Please note that because ggplot2 was one of the first designed tidyverse packages, it does not currently operate with the pipe. Instead it uses the + sign, which works in a similar fashion to the pipe.

To specify the type of chart, a geom_ function is required - geom_col in this case. Use the fill argument to change the colour of the columns - by default it will be grey.

As there are a large number of PCN labels for the x-axis, the labels will overlap. Therefore the coord_flip() function is used to flip PCN to the x-axis and enable the labels to be readable.

6.3 Chart customisation

ggplot(
  pcn,
  aes(
    reorder(PCN, Population), # order PCN by population
    Population
  ) 
) +
  geom_col(fill = "lightgreen") +
  coord_flip() +
  xlab("PCN") + # rename PCN axis
  scale_y_continuous(expand = c(0, 0)) # remove space

ggplot2 allows significant chart customisation, the above code includes a few examples:

Use the reorder function when the x + y variables are called to order the columns.
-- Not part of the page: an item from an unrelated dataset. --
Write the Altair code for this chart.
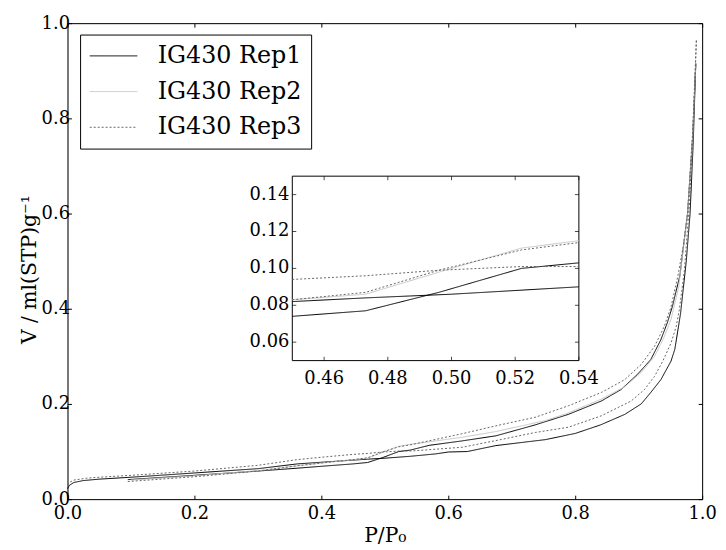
import altair as alt
import pandas as pd

FONT = "DejaVu Serif"
REPS = ["IG430 Rep1", "IG430 Rep2", "IG430 Rep3"]
COLORS = ["#000000", "#c4c4c4", "#666666"]
DASHES = [[1, 0], [1, 0], [2, 2]]

# Rep1 adsorption / desorption
R1A_X = [0.000, 0.003, 0.010, 0.025, 0.050, 0.100, 0.200, 0.300, 0.362, 0.450, 0.473, 0.500, 0.540,
         0.580, 0.600, 0.630, 0.675, 0.753, 0.800, 0.840, 0.878, 0.904, 0.919, 0.935, 0.951, 0.957,
         0.966, 0.975, 0.981, 0.986, 0.990]
R1A_Y = [0.022, 0.029, 0.035, 0.039, 0.042, 0.046, 0.055, 0.064, 0.074, 0.082, 0.084, 0.086, 0.090,
         0.095, 0.099, 0.100, 0.1125, 0.125, 0.138, 0.156, 0.178, 0.200, 0.224, 0.251, 0.290, 0.315,
         0.390, 0.500, 0.600, 0.750, 0.915]
R1D_X = [0.095, 0.200, 0.300, 0.362, 0.400, 0.450, 0.473, 0.496, 0.522, 0.540, 0.570, 0.620, 0.675,
         0.737, 0.789, 0.841, 0.872, 0.898, 0.919, 0.935, 0.945, 0.953, 0.965, 0.977, 0.985, 0.990]
R1D_Y = [0.041, 0.050, 0.059, 0.065, 0.069, 0.074, 0.077, 0.087, 0.100, 0.103, 0.113, 0.122, 0.133,
         0.156, 0.178, 0.206, 0.230, 0.262, 0.293, 0.335, 0.370, 0.404, 0.470, 0.600, 0.760, 0.915]
# Rep2
R2_X = [0.100, 0.200, 0.300, 0.362, 0.450, 0.473, 0.500, 0.522, 0.540, 0.622, 0.675, 0.753, 0.789,
        0.841, 0.878, 0.904, 0.925, 0.940, 0.951, 0.963, 0.977, 0.985, 0.990]
R2_Y = [0.040, 0.049, 0.060, 0.070, 0.083, 0.086, 0.100, 0.111, 0.115, 0.130, 0.142, 0.165, 0.181,
        0.210, 0.236, 0.266, 0.300, 0.340, 0.378, 0.445, 0.600, 0.760, 0.915]
# Rep3 adsorption / desorption
R3A_X = [0.000, 0.003, 0.010, 0.030, 0.050, 0.100, 0.200, 0.300, 0.362, 0.400, 0.450, 0.473, 0.496,
         0.522, 0.540, 0.622, 0.675, 0.737, 0.789, 0.841, 0.888, 0.909, 0.925, 0.938, 0.951, 0.959,
         0.964, 0.972, 0.980, 0.986, 0.991]
R3A_Y = [0.030, 0.035, 0.040, 0.044, 0.046, 0.050, 0.059, 0.071, 0.083, 0.088, 0.094, 0.096, 0.099,
         0.101, 0.101, 0.109, 0.123, 0.140, 0.151, 0.175, 0.206, 0.230, 0.258, 0.290, 0.328, 0.362,
         0.397, 0.480, 0.620, 0.780, 0.967]
R3D_X = [0.095, 0.200, 0.300, 0.362, 0.400, 0.450, 0.473, 0.496, 0.522, 0.540, 0.622, 0.675, 0.737,
         0.789, 0.841, 0.878, 0.904, 0.925, 0.940, 0.951, 0.962, 0.970, 0.977, 0.985, 0.991]
R3D_Y = [0.037, 0.047, 0.059, 0.070, 0.076, 0.083, 0.087, 0.099, 0.110, 0.114, 0.1375, 0.154, 0.172,
         0.196, 0.224, 0.251, 0.283, 0.321, 0.362, 0.404, 0.470, 0.530, 0.600, 0.770, 0.967]

MAIN_TICKS = [0.0, 0.2, 0.4, 0.6, 0.8, 1.0]
INSET_XTICKS = [0.46, 0.48, 0.50, 0.52, 0.54]
INSET_YTICKS = [0.06, 0.08, 0.10, 0.12, 0.14]
INSET_XDOM = [0.45, 0.54]
INSET_YDOM = [0.05, 0.15]

series = [
    (REPS[0], "ads", R1A_X, R1A_Y),
    (REPS[0], "des", R1D_X, R1D_Y),
    (REPS[1], "des", R2_X, R2_Y),
    (REPS[2], "ads", R3A_X, R3A_Y),
    (REPS[2], "des", R3D_X, R3D_Y),
]
rows = []
for rep, br, xs, ys in series:
    for x, y in zip(xs, ys):
        rows.append({"rep": rep, "branch": rep + " " + br, "x": x, "y": y})
df = pd.DataFrame(rows)
box = pd.DataFrame({"x0": [INSET_XDOM[0]], "x1": [INSET_XDOM[1]],
                    "y0": [INSET_YDOM[0]], "y1": [INSET_YDOM[1]]})
xt = pd.DataFrame({"v": INSET_XTICKS, "lo": INSET_YDOM[0], "hi": INSET_YDOM[1]})
yt = pd.DataFrame({"v": INSET_YTICKS, "lo": INSET_XDOM[0], "hi": INSET_XDOM[1]})

# layout geometry (pixels inside the 640x480 plot area)
W, H = 640, 480
IN_L, IN_R, IN_T, IN_B = 226.7, 515.7, 154.3, 340.3
# inset scales span the whole plot area so that the inset window lands at IN_L..IN_R / IN_T..IN_B
kx = (INSET_XDOM[1] - INSET_XDOM[0]) / (IN_R - IN_L)
ky = (INSET_YDOM[1] - INSET_YDOM[0]) / (IN_B - IN_T)
IN_XFULL = [INSET_XDOM[0] - IN_L * kx, INSET_XDOM[1] + (W - IN_R) * kx]
IN_YFULL = [INSET_YDOM[0] - (H - IN_B) * ky, INSET_YDOM[1] + IN_T * ky]

TICK_IN = alt.ExprRef(expr="-4")

common_axis = dict(labelFont=FONT, labelFontSize=18, labelColor="black", tickColor="black",
                   domainColor="black", grid=False, labelFlush=False, tickSize=TICK_IN)

legend = alt.Legend(title=None, orient="none", legendX=12.7, legendY=11.5, strokeColor="black",
                    fillColor="white", padding=9, cornerRadius=0,
                    symbolType="M-2.043,0L2.043,0", symbolSize=552, symbolStrokeWidth=1,
                    symbolOffset=12.25, labelFont=FONT, labelFontSize=24, labelColor="black",
                    labelOffset=32, rowPadding=11, labelLimit=0)
color = alt.Color("rep:N", scale=alt.Scale(domain=REPS, range=COLORS), legend=legend)
dash = alt.StrokeDash("rep:N", scale=alt.Scale(domain=REPS, range=DASHES), legend=legend)

sx_main = alt.Scale(domain=[0, 1], nice=False, zero=False)
sy_main = alt.Scale(domain=[0, 1], nice=False, zero=False)

main_lines = alt.Chart(df).mark_line(strokeWidth=1).encode(
    x=alt.X("x:Q", scale=sx_main, axis=alt.Axis(orient="bottom", values=MAIN_TICKS, format=".1f",
            labelPadding=10, title="P/P₀", titleFont=FONT, titleFontSize=20.5,
            titleFontWeight="normal", titleColor="black", titlePadding=3, **common_axis)),
    y=alt.Y("y:Q", scale=sy_main, axis=alt.Axis(orient="left", values=MAIN_TICKS, format=".1f",
            labelPadding=2, title="V / ml(STP)g⁻¹", titleFont=FONT, titleFontSize=20.5,
            titleFontWeight="normal", titleColor="black", titlePadding=2, titleY=248,
            **common_axis)),
    color=color,
    strokeDash=dash,
    detail="branch:N",
)
main_frame = alt.Chart(df).mark_point(opacity=0).encode(
    x=alt.X("x:Q", scale=sx_main, axis=alt.Axis(orient="top", values=MAIN_TICKS, labels=False,
            title=None, **common_axis)),
    y=alt.Y("y:Q", scale=sy_main, axis=alt.Axis(orient="right", values=MAIN_TICKS, labels=False,
            title=None, **common_axis)),
)
main = alt.layer(main_lines, main_frame).resolve_axis(x="independent", y="independent")

sx_in = alt.Scale(domain=IN_XFULL, nice=False, zero=False)
sy_in = alt.Scale(domain=IN_YFULL, nice=False, zero=False)

inset_box = alt.Chart(box).mark_rect(fill="white", stroke="black", strokeWidth=1).encode(
    x=alt.X("x0:Q", scale=sx_in, axis=None), x2="x1:Q",
    y=alt.Y("y0:Q", scale=sy_in, axis=None), y2="y1:Q",
)
inset_lines = alt.Chart(df).transform_filter(
    (alt.datum.x >= INSET_XDOM[0]) & (alt.datum.x <= INSET_XDOM[1])
).mark_line(strokeWidth=1).encode(
    x=alt.X("x:Q", scale=sx_in, axis=None),
    y=alt.Y("y:Q", scale=sy_in, axis=None),
    color=color,
    strokeDash=dash,
    detail="branch:N",
)
# inset tick labels and inward ticks, placed through the inset scales
xlab = alt.Chart(xt).mark_text(font=FONT, fontSize=18, color="black", baseline="top", dy=10).encode(
    x=alt.X("v:Q", scale=sx_in, axis=None), y=alt.Y("lo:Q", scale=sy_in, axis=None),
    text=alt.Text("v:Q", format=".2f"))
ylab = alt.Chart(yt).mark_text(font=FONT, fontSize=18, color="black", align="right",
                               baseline="middle", dx=-3).encode(
    x=alt.X("lo:Q", scale=sx_in, axis=None), y=alt.Y("v:Q", scale=sy_in, axis=None),
    text=alt.Text("v:Q", format=".2f"))
xtick_b = alt.Chart(xt).mark_tick(orient="vertical", size=4, thickness=1, color="black",
                                  yOffset=-2).encode(
    x=alt.X("v:Q", scale=sx_in, axis=None), y=alt.Y("lo:Q", scale=sy_in, axis=None))
xtick_t = alt.Chart(xt).mark_tick(orient="vertical", size=4, thickness=1, color="black",
                                  yOffset=2).encode(
    x=alt.X("v:Q", scale=sx_in, axis=None), y=alt.Y("hi:Q", scale=sy_in, axis=None))
ytick_l = alt.Chart(yt).mark_tick(orient="horizontal", size=4, thickness=1, color="black",
                                  xOffset=2).encode(
    x=alt.X("lo:Q", scale=sx_in, axis=None), y=alt.Y("v:Q", scale=sy_in, axis=None))
ytick_r = alt.Chart(yt).mark_tick(orient="horizontal", size=4, thickness=1, color="black",
                                  xOffset=-2).encode(
    x=alt.X("hi:Q", scale=sx_in, axis=None), y=alt.Y("v:Q", scale=sy_in, axis=None))

inset = alt.layer(inset_box, inset_lines, xlab, ylab, xtick_b, xtick_t, ytick_l, ytick_r)

chart = alt.layer(main, inset).resolve_scale(x="independent", y="independent").properties(
    width=W, height=H,
    autosize=alt.AutoSizeParams(type="none"),
    padding={"left": 60, "top": 13, "right": 16, "bottom": 48},
).configure_view(stroke="black", strokeWidth=1).configure(background="white")

chart.save("out.html", embed_options={"renderer": "svg", "actions": False})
Use the xlab or ylab functions to rename each axis. When the reorder function is used, the axis will be renamed reorder(x,y) - the xlab function allows this to be corrected.

Use the code scale_y_continuous(expand = c(0,0)) to remove the space between the PCN labels and the columns.
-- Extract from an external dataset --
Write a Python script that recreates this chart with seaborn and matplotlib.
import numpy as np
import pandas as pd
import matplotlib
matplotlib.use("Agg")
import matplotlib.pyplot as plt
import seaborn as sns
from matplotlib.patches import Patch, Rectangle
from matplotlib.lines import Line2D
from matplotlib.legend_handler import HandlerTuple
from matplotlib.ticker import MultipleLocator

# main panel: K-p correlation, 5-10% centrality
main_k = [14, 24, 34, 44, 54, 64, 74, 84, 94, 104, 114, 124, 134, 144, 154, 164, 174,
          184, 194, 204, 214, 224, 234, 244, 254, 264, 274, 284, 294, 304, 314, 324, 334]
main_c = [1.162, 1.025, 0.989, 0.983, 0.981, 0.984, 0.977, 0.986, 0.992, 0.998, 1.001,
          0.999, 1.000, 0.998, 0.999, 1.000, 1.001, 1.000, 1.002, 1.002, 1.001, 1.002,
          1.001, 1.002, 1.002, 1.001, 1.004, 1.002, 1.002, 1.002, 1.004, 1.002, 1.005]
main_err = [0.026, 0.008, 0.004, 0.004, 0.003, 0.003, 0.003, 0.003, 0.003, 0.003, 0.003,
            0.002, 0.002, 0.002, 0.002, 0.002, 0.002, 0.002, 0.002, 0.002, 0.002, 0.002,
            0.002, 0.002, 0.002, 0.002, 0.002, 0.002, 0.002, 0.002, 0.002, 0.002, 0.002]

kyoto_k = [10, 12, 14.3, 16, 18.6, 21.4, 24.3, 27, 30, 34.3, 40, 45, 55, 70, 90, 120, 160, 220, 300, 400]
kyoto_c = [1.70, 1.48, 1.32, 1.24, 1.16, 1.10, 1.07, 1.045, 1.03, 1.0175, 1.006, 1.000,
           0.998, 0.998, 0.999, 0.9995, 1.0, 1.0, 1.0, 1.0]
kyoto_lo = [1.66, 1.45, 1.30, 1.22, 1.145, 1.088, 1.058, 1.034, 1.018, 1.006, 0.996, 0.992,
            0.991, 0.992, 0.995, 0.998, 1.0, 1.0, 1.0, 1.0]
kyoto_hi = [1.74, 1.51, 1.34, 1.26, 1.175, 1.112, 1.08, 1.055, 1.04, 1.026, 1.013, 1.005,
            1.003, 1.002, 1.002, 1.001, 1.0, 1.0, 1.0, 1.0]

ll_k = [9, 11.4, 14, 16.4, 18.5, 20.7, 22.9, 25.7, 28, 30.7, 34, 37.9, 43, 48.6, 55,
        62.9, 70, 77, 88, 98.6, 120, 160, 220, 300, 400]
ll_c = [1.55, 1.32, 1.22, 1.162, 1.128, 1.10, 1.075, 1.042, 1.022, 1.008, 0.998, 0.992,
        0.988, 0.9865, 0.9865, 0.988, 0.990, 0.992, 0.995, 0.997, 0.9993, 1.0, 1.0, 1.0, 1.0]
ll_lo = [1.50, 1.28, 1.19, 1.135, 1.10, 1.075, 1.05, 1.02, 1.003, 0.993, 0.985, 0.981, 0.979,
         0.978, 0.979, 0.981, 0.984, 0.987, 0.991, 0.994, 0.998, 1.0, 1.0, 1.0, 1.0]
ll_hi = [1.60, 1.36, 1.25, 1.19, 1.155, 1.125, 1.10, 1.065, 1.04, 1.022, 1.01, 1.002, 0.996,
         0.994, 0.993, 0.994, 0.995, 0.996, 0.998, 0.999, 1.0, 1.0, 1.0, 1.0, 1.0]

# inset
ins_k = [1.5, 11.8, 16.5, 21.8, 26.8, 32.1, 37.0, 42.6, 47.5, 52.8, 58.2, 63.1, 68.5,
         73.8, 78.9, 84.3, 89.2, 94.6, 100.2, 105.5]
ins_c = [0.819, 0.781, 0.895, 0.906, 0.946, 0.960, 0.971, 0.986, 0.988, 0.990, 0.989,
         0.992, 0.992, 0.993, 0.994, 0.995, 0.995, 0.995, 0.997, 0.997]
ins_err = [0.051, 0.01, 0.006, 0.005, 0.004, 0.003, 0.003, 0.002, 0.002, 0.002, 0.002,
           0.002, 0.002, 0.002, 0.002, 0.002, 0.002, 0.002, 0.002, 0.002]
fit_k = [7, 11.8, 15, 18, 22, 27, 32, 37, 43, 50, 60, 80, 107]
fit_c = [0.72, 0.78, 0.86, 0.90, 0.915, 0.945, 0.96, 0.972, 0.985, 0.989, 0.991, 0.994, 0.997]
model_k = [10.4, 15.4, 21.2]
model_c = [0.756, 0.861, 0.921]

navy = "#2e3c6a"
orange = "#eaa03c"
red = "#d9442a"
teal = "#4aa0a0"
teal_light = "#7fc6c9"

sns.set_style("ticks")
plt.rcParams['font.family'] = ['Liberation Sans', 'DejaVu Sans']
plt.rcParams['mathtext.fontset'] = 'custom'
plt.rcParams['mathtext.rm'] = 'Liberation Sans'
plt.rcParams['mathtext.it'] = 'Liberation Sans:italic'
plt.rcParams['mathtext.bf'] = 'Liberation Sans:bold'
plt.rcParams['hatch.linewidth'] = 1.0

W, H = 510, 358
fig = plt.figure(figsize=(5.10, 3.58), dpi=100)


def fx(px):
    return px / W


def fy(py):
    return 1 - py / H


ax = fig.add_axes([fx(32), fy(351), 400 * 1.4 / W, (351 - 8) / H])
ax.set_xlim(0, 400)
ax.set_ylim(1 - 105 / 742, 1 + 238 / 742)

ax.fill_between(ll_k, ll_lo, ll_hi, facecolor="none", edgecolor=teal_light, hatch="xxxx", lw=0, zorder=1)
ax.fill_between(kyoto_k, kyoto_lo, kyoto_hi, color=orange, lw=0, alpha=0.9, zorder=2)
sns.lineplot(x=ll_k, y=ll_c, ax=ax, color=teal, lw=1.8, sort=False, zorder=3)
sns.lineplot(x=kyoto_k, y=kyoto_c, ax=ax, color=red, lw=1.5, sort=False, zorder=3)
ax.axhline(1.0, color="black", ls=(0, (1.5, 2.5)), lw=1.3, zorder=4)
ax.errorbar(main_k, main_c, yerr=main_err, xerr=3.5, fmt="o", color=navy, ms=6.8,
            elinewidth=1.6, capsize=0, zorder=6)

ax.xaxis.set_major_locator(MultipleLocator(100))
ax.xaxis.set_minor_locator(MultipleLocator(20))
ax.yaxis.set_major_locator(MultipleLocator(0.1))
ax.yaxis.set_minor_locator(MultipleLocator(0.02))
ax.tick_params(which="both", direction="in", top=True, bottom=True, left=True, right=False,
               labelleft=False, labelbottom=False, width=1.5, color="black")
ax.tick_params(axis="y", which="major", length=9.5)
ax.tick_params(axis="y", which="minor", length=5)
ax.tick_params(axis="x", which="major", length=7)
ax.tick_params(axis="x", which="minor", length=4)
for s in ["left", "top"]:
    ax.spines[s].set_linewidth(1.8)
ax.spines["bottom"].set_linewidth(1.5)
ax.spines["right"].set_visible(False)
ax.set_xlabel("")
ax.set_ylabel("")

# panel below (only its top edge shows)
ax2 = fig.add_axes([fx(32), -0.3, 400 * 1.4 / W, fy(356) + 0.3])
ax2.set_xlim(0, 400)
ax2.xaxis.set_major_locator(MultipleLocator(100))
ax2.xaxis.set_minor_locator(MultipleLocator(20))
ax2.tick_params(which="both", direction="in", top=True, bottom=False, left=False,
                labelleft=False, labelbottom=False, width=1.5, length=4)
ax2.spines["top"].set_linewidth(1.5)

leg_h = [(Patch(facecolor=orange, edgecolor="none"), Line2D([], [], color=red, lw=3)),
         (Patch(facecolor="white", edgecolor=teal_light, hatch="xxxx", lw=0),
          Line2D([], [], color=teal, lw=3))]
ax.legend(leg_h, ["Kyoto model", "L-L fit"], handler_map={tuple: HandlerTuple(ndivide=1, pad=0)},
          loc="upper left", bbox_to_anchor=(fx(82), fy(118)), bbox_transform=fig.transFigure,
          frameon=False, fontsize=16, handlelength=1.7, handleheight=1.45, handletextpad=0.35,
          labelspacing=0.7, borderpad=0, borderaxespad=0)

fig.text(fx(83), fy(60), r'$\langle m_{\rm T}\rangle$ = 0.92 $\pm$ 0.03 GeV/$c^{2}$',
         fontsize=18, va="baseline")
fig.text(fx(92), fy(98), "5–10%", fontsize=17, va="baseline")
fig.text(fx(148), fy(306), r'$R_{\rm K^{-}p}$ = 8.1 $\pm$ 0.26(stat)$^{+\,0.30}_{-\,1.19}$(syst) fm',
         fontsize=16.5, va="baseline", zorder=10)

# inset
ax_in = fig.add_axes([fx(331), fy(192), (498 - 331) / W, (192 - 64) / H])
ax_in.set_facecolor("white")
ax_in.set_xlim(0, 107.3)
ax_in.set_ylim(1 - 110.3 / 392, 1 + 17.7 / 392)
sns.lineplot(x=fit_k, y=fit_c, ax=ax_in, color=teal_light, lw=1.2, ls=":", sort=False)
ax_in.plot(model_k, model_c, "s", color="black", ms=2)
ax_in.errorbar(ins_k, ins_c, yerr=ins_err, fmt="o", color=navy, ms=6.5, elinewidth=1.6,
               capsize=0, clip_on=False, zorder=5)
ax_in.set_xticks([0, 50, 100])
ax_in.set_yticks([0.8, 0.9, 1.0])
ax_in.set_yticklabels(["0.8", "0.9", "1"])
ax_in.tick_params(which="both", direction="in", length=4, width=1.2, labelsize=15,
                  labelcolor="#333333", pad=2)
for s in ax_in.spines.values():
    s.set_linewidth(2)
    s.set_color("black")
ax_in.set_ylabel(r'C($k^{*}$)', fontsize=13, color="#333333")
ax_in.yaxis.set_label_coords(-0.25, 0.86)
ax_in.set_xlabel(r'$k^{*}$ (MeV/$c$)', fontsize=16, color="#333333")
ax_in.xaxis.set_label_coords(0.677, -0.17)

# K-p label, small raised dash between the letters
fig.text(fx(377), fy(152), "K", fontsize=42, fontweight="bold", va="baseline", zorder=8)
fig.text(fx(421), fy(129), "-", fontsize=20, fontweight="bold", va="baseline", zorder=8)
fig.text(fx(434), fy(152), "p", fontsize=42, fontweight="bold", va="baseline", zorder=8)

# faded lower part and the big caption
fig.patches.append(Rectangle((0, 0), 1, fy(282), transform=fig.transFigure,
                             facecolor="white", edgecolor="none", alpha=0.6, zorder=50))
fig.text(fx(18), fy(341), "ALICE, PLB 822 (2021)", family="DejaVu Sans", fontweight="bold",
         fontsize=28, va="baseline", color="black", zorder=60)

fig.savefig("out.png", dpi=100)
6.4 Combining chart elements

average_pop <- mean(pcn$Population)

ggplot(
  pcn,
  aes(
    reorder(PCN, Population), 
    Population
  ) 
) +
  geom_col(fill = "lightgreen") +
  coord_flip() +
  xlab("PCN") + 
  geom_hline(yintercept = average_pop, color = "blue") + # avg population
  scale_y_continuous(expand = c(0, 0)) 

Multiple elements can be added to the chart. The above code adds a benchmark line to indicate average PCN population.

The average population can be derived and then passed through to the geom_hline function to indicate the PCN average.

6.5 Interactive charts

library(plotly)

ggplotly(
  ggplot(
    pcn,
    aes(
      reorder(PCN, Population),
      Population,
      text = paste0( # customisable tooltip using html
        "PCN: ", PCN,
        "<br>",
        "Population: ", Population,
        "<br>",
        Group
      )
    )
  ) +
    geom_col(fill = "lightgreen") +
    coord_flip() +
    xlab("PCN") +
    geom_hline(yintercept = average_pop, color = "blue") +
    scale_y_continuous(expand = c(0, 0)),
  tooltip = "text" # ensures tooltip is changed
) %>% config(displayModeBar = F)

The plotly package converts ggplot2 plots to interactive charts. Simply wrap the existing ggplot2 code in the ggplotly function.

To edit the tooltip, edit the text argument within the aes() function. This can take html for formatting. Ensure tooltip = “text” is included at the end of the ggplotly function.

To turn off the option buttons created by plotly, use %>% config(displayModeBar = F).